**WORK TO BE COMPLETED**. Every line below is to be copied exactly, with the pictures left out.

**DATA EXCERPT**.
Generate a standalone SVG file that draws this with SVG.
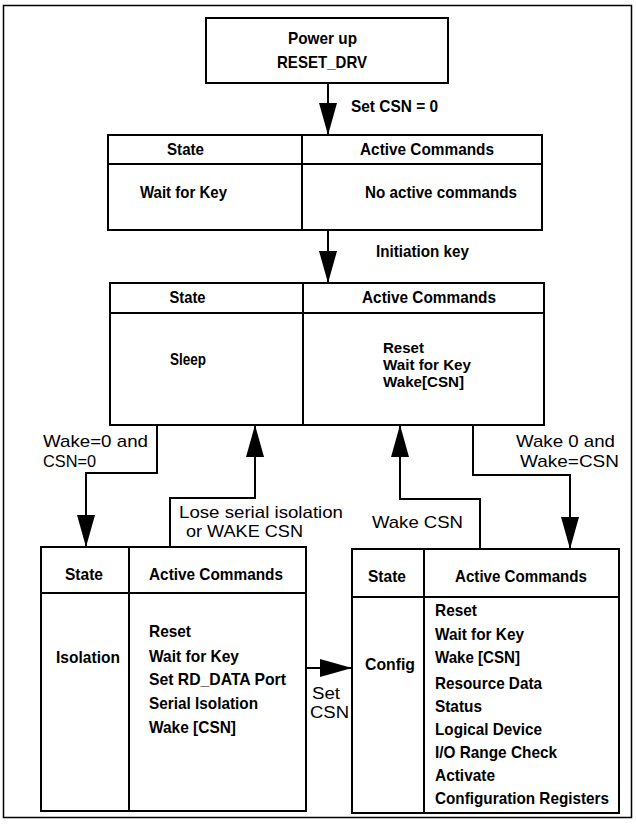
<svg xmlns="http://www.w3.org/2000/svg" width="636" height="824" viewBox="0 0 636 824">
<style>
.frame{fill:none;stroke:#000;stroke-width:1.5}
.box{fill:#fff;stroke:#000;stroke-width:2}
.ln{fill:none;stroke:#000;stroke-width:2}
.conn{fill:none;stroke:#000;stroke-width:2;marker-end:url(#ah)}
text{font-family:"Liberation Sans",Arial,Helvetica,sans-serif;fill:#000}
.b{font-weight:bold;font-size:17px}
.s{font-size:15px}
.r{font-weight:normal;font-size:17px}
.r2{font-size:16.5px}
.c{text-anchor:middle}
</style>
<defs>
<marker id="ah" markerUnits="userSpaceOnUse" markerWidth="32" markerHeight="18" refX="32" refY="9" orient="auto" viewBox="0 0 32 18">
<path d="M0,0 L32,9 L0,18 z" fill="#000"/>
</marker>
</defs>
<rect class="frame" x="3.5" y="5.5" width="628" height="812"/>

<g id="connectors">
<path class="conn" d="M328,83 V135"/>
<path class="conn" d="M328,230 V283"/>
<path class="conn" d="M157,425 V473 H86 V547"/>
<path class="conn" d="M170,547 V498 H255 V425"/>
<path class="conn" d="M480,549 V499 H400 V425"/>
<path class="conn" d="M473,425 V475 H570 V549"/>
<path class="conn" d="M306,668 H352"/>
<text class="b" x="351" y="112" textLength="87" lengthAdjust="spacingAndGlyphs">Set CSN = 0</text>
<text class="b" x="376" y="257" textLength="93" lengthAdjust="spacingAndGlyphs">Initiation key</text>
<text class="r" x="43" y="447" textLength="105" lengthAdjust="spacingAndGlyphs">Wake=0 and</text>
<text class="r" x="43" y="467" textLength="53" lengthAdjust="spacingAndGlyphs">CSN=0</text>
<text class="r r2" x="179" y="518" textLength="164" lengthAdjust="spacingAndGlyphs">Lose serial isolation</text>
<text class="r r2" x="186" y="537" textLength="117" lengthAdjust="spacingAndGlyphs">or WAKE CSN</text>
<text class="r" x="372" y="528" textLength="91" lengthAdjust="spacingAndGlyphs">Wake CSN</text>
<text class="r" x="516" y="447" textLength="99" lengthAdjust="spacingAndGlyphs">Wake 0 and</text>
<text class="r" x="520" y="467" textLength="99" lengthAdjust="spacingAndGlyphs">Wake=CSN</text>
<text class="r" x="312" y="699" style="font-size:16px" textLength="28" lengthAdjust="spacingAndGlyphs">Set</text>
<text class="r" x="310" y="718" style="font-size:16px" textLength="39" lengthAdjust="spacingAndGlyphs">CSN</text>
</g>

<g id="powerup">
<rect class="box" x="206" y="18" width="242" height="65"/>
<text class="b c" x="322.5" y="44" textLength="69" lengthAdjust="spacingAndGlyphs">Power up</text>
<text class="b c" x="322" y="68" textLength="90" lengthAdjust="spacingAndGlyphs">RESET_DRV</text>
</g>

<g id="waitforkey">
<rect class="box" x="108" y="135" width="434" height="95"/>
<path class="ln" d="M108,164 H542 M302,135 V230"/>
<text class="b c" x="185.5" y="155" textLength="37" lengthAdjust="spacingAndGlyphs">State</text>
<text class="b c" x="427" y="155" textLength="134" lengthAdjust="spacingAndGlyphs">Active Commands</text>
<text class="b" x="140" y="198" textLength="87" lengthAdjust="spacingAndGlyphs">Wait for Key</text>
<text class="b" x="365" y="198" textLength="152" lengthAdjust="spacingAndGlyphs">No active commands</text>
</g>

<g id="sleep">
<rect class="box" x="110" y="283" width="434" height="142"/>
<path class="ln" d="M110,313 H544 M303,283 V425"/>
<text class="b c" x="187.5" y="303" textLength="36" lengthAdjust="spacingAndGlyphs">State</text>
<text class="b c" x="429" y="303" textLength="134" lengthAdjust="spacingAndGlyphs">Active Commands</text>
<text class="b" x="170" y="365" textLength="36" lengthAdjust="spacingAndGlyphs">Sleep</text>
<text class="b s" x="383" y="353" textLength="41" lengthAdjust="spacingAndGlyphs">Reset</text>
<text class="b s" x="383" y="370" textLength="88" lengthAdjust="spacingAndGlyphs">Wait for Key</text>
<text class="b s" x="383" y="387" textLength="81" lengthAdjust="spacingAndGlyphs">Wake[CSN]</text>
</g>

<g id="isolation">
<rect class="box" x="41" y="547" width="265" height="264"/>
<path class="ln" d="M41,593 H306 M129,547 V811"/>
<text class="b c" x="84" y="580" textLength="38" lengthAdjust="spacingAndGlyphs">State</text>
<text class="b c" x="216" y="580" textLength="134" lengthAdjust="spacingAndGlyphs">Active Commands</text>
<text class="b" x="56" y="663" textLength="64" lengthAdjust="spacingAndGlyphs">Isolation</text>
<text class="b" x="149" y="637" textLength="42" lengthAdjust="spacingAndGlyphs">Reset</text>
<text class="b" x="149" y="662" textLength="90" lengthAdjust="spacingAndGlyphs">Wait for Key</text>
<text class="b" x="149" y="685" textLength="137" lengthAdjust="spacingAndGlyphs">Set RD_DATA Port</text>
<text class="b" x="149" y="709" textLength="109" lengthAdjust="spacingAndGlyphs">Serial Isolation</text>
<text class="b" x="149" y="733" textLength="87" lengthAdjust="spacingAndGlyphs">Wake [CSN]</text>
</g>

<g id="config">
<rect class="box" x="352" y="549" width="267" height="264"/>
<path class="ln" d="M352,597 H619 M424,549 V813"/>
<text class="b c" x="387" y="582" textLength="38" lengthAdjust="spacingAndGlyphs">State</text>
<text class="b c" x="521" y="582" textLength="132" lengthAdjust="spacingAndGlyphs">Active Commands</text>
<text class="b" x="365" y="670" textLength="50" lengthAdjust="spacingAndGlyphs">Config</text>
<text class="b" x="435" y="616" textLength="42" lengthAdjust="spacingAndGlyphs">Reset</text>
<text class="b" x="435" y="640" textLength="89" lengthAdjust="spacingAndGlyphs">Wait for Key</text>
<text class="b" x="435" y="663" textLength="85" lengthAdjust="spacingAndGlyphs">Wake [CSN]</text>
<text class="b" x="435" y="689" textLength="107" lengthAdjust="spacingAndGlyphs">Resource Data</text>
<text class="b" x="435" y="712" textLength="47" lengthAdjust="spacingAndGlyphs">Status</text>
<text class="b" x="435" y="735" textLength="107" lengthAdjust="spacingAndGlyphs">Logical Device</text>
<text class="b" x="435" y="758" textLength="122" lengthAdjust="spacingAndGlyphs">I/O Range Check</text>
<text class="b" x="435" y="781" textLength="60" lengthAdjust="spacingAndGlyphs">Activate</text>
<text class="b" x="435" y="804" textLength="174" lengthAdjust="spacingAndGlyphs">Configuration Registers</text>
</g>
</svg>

**SOLVED PROBLEM**.
Generate a standalone SVG file that draws this with SVG.
<svg xmlns="http://www.w3.org/2000/svg" width="636" height="824" viewBox="0 0 636 824">
<style>
.frame{fill:none;stroke:#000;stroke-width:1.5}
.box{fill:#fff;stroke:#000;stroke-width:2}
.ln{fill:none;stroke:#000;stroke-width:2}
.conn{fill:none;stroke:#000;stroke-width:2;marker-end:url(#ah)}
text{font-family:"Liberation Sans",Arial,Helvetica,sans-serif;fill:#000}
.b{font-weight:bold;font-size:17px}
.s{font-size:15px}
.r{font-weight:normal;font-size:17px}
.r2{font-size:16.5px}
.c{text-anchor:middle}
</style>
<defs>
<marker id="ah" markerUnits="userSpaceOnUse" markerWidth="32" markerHeight="18" refX="32" refY="9" orient="auto" viewBox="0 0 32 18">
<path d="M0,0 L32,9 L0,18 z" fill="#000"/>
</marker>
</defs>
<rect class="frame" x="3.5" y="5.5" width="628" height="812"/>

<g id="connectors">
<path class="conn" d="M328,83 V135"/>
<path class="conn" d="M328,230 V283"/>
<path class="conn" d="M157,425 V473 H86 V547"/>
<path class="conn" d="M170,547 V498 H255 V425"/>
<path class="conn" d="M480,549 V499 H400 V425"/>
<path class="conn" d="M473,425 V475 H570 V549"/>
<path class="conn" d="M306,668 H352"/>
<text class="b" x="351" y="112" textLength="87" lengthAdjust="spacingAndGlyphs">Set CSN = 0</text>
<text class="b" x="376" y="257" textLength="93" lengthAdjust="spacingAndGlyphs">Initiation key</text>
<text class="r" x="43" y="447" textLength="105" lengthAdjust="spacingAndGlyphs">Wake=0 and</text>
<text class="r" x="43" y="467" textLength="53" lengthAdjust="spacingAndGlyphs">CSN=0</text>
<text class="r r2" x="179" y="518" textLength="164" lengthAdjust="spacingAndGlyphs">Lose serial isolation</text>
<text class="r r2" x="186" y="537" textLength="117" lengthAdjust="spacingAndGlyphs">or WAKE CSN</text>
<text class="r" x="372" y="528" textLength="91" lengthAdjust="spacingAndGlyphs">Wake CSN</text>
<text class="r" x="516" y="447" textLength="99" lengthAdjust="spacingAndGlyphs">Wake 0 and</text>
<text class="r" x="520" y="467" textLength="99" lengthAdjust="spacingAndGlyphs">Wake=CSN</text>
<text class="r" x="312" y="699" style="font-size:16px" textLength="28" lengthAdjust="spacingAndGlyphs">Set</text>
<text class="r" x="310" y="718" style="font-size:16px" textLength="39" lengthAdjust="spacingAndGlyphs">CSN</text>
</g>

<g id="powerup">
<rect class="box" x="206" y="18" width="242" height="65"/>
<text class="b c" x="322.5" y="44" textLength="69" lengthAdjust="spacingAndGlyphs">Power up</text>
<text class="b c" x="322" y="68" textLength="90" lengthAdjust="spacingAndGlyphs">RESET_DRV</text>
</g>

<g id="waitforkey">
<rect class="box" x="108" y="135" width="434" height="95"/>
<path class="ln" d="M108,164 H542 M302,135 V230"/>
<text class="b c" x="185.5" y="155" textLength="37" lengthAdjust="spacingAndGlyphs">State</text>
<text class="b c" x="427" y="155" textLength="134" lengthAdjust="spacingAndGlyphs">Active Commands</text>
<text class="b" x="140" y="198" textLength="87" lengthAdjust="spacingAndGlyphs">Wait for Key</text>
<text class="b" x="365" y="198" textLength="152" lengthAdjust="spacingAndGlyphs">No active commands</text>
</g>

<g id="sleep">
<rect class="box" x="110" y="283" width="434" height="142"/>
<path class="ln" d="M110,313 H544 M303,283 V425"/>
<text class="b c" x="187.5" y="303" textLength="36" lengthAdjust="spacingAndGlyphs">State</text>
<text class="b c" x="429" y="303" textLength="134" lengthAdjust="spacingAndGlyphs">Active Commands</text>
<text class="b" x="170" y="365" textLength="36" lengthAdjust="spacingAndGlyphs">Sleep</text>
<text class="b s" x="383" y="353" textLength="41" lengthAdjust="spacingAndGlyphs">Reset</text>
<text class="b s" x="383" y="370" textLength="88" lengthAdjust="spacingAndGlyphs">Wait for Key</text>
<text class="b s" x="383" y="387" textLength="81" lengthAdjust="spacingAndGlyphs">Wake[CSN]</text>
</g>

<g id="isolation">
<rect class="box" x="41" y="547" width="265" height="264"/>
<path class="ln" d="M41,593 H306 M129,547 V811"/>
<text class="b c" x="84" y="580" textLength="38" lengthAdjust="spacingAndGlyphs">State</text>
<text class="b c" x="216" y="580" textLength="134" lengthAdjust="spacingAndGlyphs">Active Commands</text>
<text class="b" x="56" y="663" textLength="64" lengthAdjust="spacingAndGlyphs">Isolation</text>
<text class="b" x="149" y="637" textLength="42" lengthAdjust="spacingAndGlyphs">Reset</text>
<text class="b" x="149" y="662" textLength="90" lengthAdjust="spacingAndGlyphs">Wait for Key</text>
<text class="b" x="149" y="685" textLength="137" lengthAdjust="spacingAndGlyphs">Set RD_DATA Port</text>
<text class="b" x="149" y="709" textLength="109" lengthAdjust="spacingAndGlyphs">Serial Isolation</text>
<text class="b" x="149" y="733" textLength="87" lengthAdjust="spacingAndGlyphs">Wake [CSN]</text>
</g>

<g id="config">
<rect class="box" x="352" y="549" width="267" height="264"/>
<path class="ln" d="M352,597 H619 M424,549 V813"/>
<text class="b c" x="387" y="582" textLength="38" lengthAdjust="spacingAndGlyphs">State</text>
<text class="b c" x="521" y="582" textLength="132" lengthAdjust="spacingAndGlyphs">Active Commands</text>
<text class="b" x="365" y="670" textLength="50" lengthAdjust="spacingAndGlyphs">Config</text>
<text class="b" x="435" y="616" textLength="42" lengthAdjust="spacingAndGlyphs">Reset</text>
<text class="b" x="435" y="640" textLength="89" lengthAdjust="spacingAndGlyphs">Wait for Key</text>
<text class="b" x="435" y="663" textLength="85" lengthAdjust="spacingAndGlyphs">Wake [CSN]</text>
<text class="b" x="435" y="689" textLength="107" lengthAdjust="spacingAndGlyphs">Resource Data</text>
<text class="b" x="435" y="712" textLength="47" lengthAdjust="spacingAndGlyphs">Status</text>
<text class="b" x="435" y="735" textLength="107" lengthAdjust="spacingAndGlyphs">Logical Device</text>
<text class="b" x="435" y="758" textLength="122" lengthAdjust="spacingAndGlyphs">I/O Range Check</text>
<text class="b" x="435" y="781" textLength="60" lengthAdjust="spacingAndGlyphs">Activate</text>
<text class="b" x="435" y="804" textLength="174" lengthAdjust="spacingAndGlyphs">Configuration Registers</text>
</g>
</svg>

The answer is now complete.